Kein Blindflug mehr fürs Business

Die 38-Jährige ist dabei, diese Prozesse kontinuierlich zu verbessern und ein globales Change-Management aufzusetzen. Ein neues umfassendes Dokumentenmanagement soll die Arbeitsabläufe optimal unterstützen. Steinmann: "Wir wollen den Wandel durchsetzen. Nicht nur in der Buchhaltung, sondern auch im Underwriting, im Claims-Management - aus Administrationsmanagement werden Informationsprozesse. Auch für die Entscheider soll es keinen Blindflug mehr geben. Steinmanns Anspruch ist es, die Antwort auf die Kernfrage zu liefern: "Welche Informationen braucht das Management, um gezielte Entscheidungen treffen zu können?"

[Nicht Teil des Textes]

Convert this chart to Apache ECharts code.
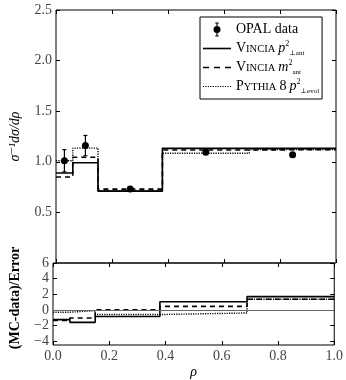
<!DOCTYPE html>
<html>
<head>
<meta charset="utf-8">
<script src="https://cdn.jsdelivr.net/npm/echarts@6/dist/echarts.min.js"></script>
<style>
  html, body { margin: 0; padding: 0; background: #fff; }
  #chart { width: 346px; height: 380px; }
</style>
</head>
<body>
<div id="chart"></div>
<script>
// bin edges in rho
const edges = [0, 0.06, 0.15, 0.38, 0.69, 1.0];

// upper panel: normalised distribution per bin
const vinciaPt = [0.89, 0.99, 0.71, 1.133, 1.133];
const vinciaM = [0.85, 1.045, 0.73, 1.117, 1.12];
const pythia = [1.01, 1.135, 0.715, 1.084, 1.12];

// OPAL data points
const dataX = [0.03, 0.105, 0.265, 0.535, 0.845];
const dataY = [1.01, 1.16, 0.73, 1.094, 1.07];
const dataErr = [0.11, 0.10, 0.015, 0.02, 0.02];

// lower panel: (MC-data)/Error per bin
const devPt = [-1.25, -1.6, -0.85, 1.03, 1.7];
const devM = [-1.35, -1.05, 0.0, 0.45, 1.35];
const devPy = [-0.3, -0.1, -0.6, -0.4, 1.35];

const upperTicks = [0.5, 1.0, 1.5, 2.0, 2.5];
const lowerTicks = [-4, -2, 0, 2, 4, 6];

const serif = "'Liberation Serif', 'DejaVu Serif', serif";
const labelColor = "#444";

const names = {
    data: "OPAL data",
    pt: "Vincia pT",
    m: "Vincia m",
    py: "Pythia pT",
};

function stepData(values) {
    return edges.map((e, i) => [e, values[Math.min(i, values.length - 1)]]);
}

function histSeries(name, values, type, width, grid) {
    return {
        name: name,
        type: "line",
        step: "end",
        xAxisIndex: grid,
        yAxisIndex: grid,
        symbol: "none",
        color: "#000",
        lineStyle: { color: "#000", width: width, type: type },
        data: stepData(values),
        z: 3,
    };
}

// legend icons drawn as filled paths (all sub-paths clockwise)
const dataIcon =
    "path://M5,0h2v24h-2z M3,0h6v1.6h-6z M3,22.4h6v1.6h-6z M0,12a6,6 0 1,1 12,0a6,6 0 1,1 -12,0z";
const solidIcon = "path://M0,0h28v1.6h-28z";
const dashIcon = "path://M0,0h6v1.6h-6z M11,0h6v1.6h-6z M22,0h6v1.6h-6z";
let dotPath = "path://";
for (let x = 0; x < 28; x += 2.4) dotPath += "M" + x.toFixed(1) + ",0h1.2v1.2h-1.2z ";
const dotIcon = dotPath;

const chart = echarts.init(document.getElementById("chart"));

const tickStyle = { show: true, inside: true, length: 4, lineStyle: { color: "#000" } };
const noLine = { show: false, onZero: false };

const options = {
    animation: false,
    backgroundColor: "#fff",
    grid: [
        { left: 49, right: 10, top: 10, height: 253, show: true, borderColor: "#000", borderWidth: 1 },
        { left: 49, right: 10, top: 263, height: 84, show: true, borderColor: "#000", borderWidth: 1 },
    ],
    xAxis: [
        {
            gridIndex: 0, type: "value", min: 0, max: 1, interval: 0.2,
            axisLine: noLine, axisTick: tickStyle,
            axisLabel: { show: false }, splitLine: { show: false },
        },
        {
            gridIndex: 1, type: "value", min: 0, max: 1, interval: 0.2,
            axisLine: noLine, axisTick: tickStyle,
            axisLabel: {
                color: labelColor, fontFamily: serif, fontSize: 14, margin: 4,
                formatter: (v) => v.toFixed(1),
            },
            splitLine: { show: false },
            name: "ρ", nameLocation: "middle", nameGap: 20,
            nameTextStyle: { fontFamily: serif, fontStyle: "italic", fontSize: 14, color: "#000" },
        },
        {
            gridIndex: 0, type: "value", min: 0, max: 1, interval: 0.2, position: "top",
            axisLine: noLine, axisTick: tickStyle,
            axisLabel: { show: false }, splitLine: { show: false },
        },
        {
            gridIndex: 1, type: "value", min: 0, max: 1, interval: 0.2, position: "top",
            axisLine: noLine, axisTick: tickStyle,
            axisLabel: { show: false }, splitLine: { show: false },
        },
    ],
    yAxis: [
        {
            gridIndex: 0, type: "value", min: 0, max: 2.5,
            axisLine: noLine,
            axisTick: Object.assign({}, tickStyle, { customValues: upperTicks }),
            axisLabel: {
                color: labelColor, fontFamily: serif, fontSize: 14, margin: 4,
                customValues: upperTicks,
                formatter: (v) => v.toFixed(1),
            },
            splitLine: { show: false },
            name: "σ⁻¹dσ/dρ", nameLocation: "middle", nameGap: 34,
            nameTextStyle: { fontFamily: serif, fontStyle: "italic", fontSize: 14, color: "#000" },
        },
        {
            gridIndex: 1, type: "value", min: -4.5, max: 6,
            axisLine: noLine,
            axisTick: Object.assign({}, tickStyle, { customValues: lowerTicks }),
            axisLabel: {
                color: labelColor, fontFamily: serif, fontSize: 14, margin: 4,
                customValues: lowerTicks,
                formatter: (v) => String(v).replace("-", "−"),
            },
            splitLine: { show: false },
            name: "(MC-data)/Error", nameLocation: "middle", nameGap: 31,
            nameTextStyle: { fontFamily: serif, fontWeight: "bold", fontSize: 14, color: "#000", padding: [0, 0, 0, 12] },
        },
        {
            gridIndex: 0, type: "value", min: 0, max: 2.5, position: "right",
            axisLine: noLine,
            axisTick: Object.assign({}, tickStyle, { customValues: upperTicks }),
            axisLabel: { show: false }, splitLine: { show: false },
        },
        {
            gridIndex: 1, type: "value", min: -4.5, max: 6, position: "right",
            axisLine: noLine,
            axisTick: Object.assign({}, tickStyle, { customValues: lowerTicks }),
            axisLabel: { show: false }, splitLine: { show: false },
        },
    ],
    legend: {
        orient: "vertical",
        left: 200,
        top: 17,
        padding: [4, 3, 4, 3],
        itemGap: 2,
        itemWidth: 28,
        itemHeight: 14,
        borderColor: "#000",
        borderWidth: 1,
        backgroundColor: "#fff",
        itemStyle: { color: "#000", borderWidth: 0 },
        data: [
            { name: names.data, icon: dataIcon },
            { name: names.pt, icon: solidIcon },
            { name: names.m, icon: dashIcon },
            { name: names.py, icon: dotIcon },
        ],
        formatter: function (name) {
            if (name === names.data) return "{n|OPAL data}";
            if (name === names.pt) return "{n|V}{sc|INCIA} {it|p}{sup|2}{sub|⊥ant}";
            if (name === names.m) return "{n|V}{sc|INCIA} {it|m}{sup|2}{sub|ant}";
            return "{n|P}{sc|YTHIA} {n|8} {it|p}{sup|2}{sub|⊥evol}";
        },
        textStyle: {
            fontFamily: serif,
            color: "#000",
            lineHeight: 17,
            rich: {
                n: { fontFamily: serif, fontSize: 14, color: "#000", lineHeight: 17 },
                sc: { fontFamily: serif, fontSize: 10.5, color: "#000", lineHeight: 17, verticalAlign: "bottom", padding: [0, 0, 2, 0] },
                it: { fontFamily: serif, fontStyle: "italic", fontSize: 14, color: "#000", lineHeight: 17 },
                sup: { fontFamily: serif, fontSize: 8, color: "#000", lineHeight: 10, verticalAlign: "top" },
                sub: { fontFamily: serif, fontSize: 7, color: "#000", lineHeight: 8, verticalAlign: "bottom" },
            },
        },
    },
    series: [
        histSeries(names.pt, vinciaPt, "solid", 1.6, 0),
        histSeries(names.m, vinciaM, [5, 4], 1.6, 0),
        histSeries(names.py, pythia, [1.2, 1.2], 1.4, 0),
        {
            name: names.data,
            type: "custom",
            xAxisIndex: 0,
            yAxisIndex: 0,
            color: "#000",
            z: 5,
            data: dataX.map((x, i) => [x, dataY[i], dataErr[i]]),
            renderItem: function (params, api) {
                const c = api.coord([api.value(0), api.value(1)]);
                const top = api.coord([api.value(0), api.value(1) + api.value(2)]);
                const bot = api.coord([api.value(0), api.value(1) - api.value(2)]);
                const ls = { stroke: "#000", lineWidth: 1.2 };
                return {
                    type: "group",
                    children: [
                        { type: "line", shape: { x1: c[0], y1: top[1], x2: c[0], y2: bot[1] }, style: ls },
                        { type: "line", shape: { x1: c[0] - 2, y1: top[1], x2: c[0] + 2, y2: top[1] }, style: ls },
                        { type: "line", shape: { x1: c[0] - 2, y1: bot[1], x2: c[0] + 2, y2: bot[1] }, style: ls },
                        { type: "circle", shape: { cx: c[0], cy: c[1], r: 3.5 }, style: { fill: "#000" } },
                    ],
                };
            },
        },
        Object.assign(histSeries(names.pt, devPt, "solid", 1.6, 1), {
            markLine: {
                silent: true,
                symbol: "none",
                label: { show: false },
                lineStyle: { color: "#666", width: 1, type: "solid" },
                data: [{ yAxis: 0 }],
            },
        }),
        histSeries(names.m, devM, [5, 4], 1.6, 1),
        histSeries(names.py, devPy, [1.2, 1.2], 1.4, 1),
    ],
};

chart.setOption(options);
</script>
</body>
</html>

Auch bei McKinsey, wo sie fünf Jahre gearbeitet hat, war sie ihrer Zeit voraus: "Ich habe damals schon ein bisschen quer in der Landschaft gestanden", resümiert sie ihre Zeit als Beraterin, die gleichzeitig für die dort getrennten Bereiche Finanz- wie auch für IT-Dienstleistungen zuständig sein wollte. Sylvia Steinmann ist dem übergreifenden Denken treu geblieben und hat jetzt bei Swiss Re Financial Services beides in der Hand.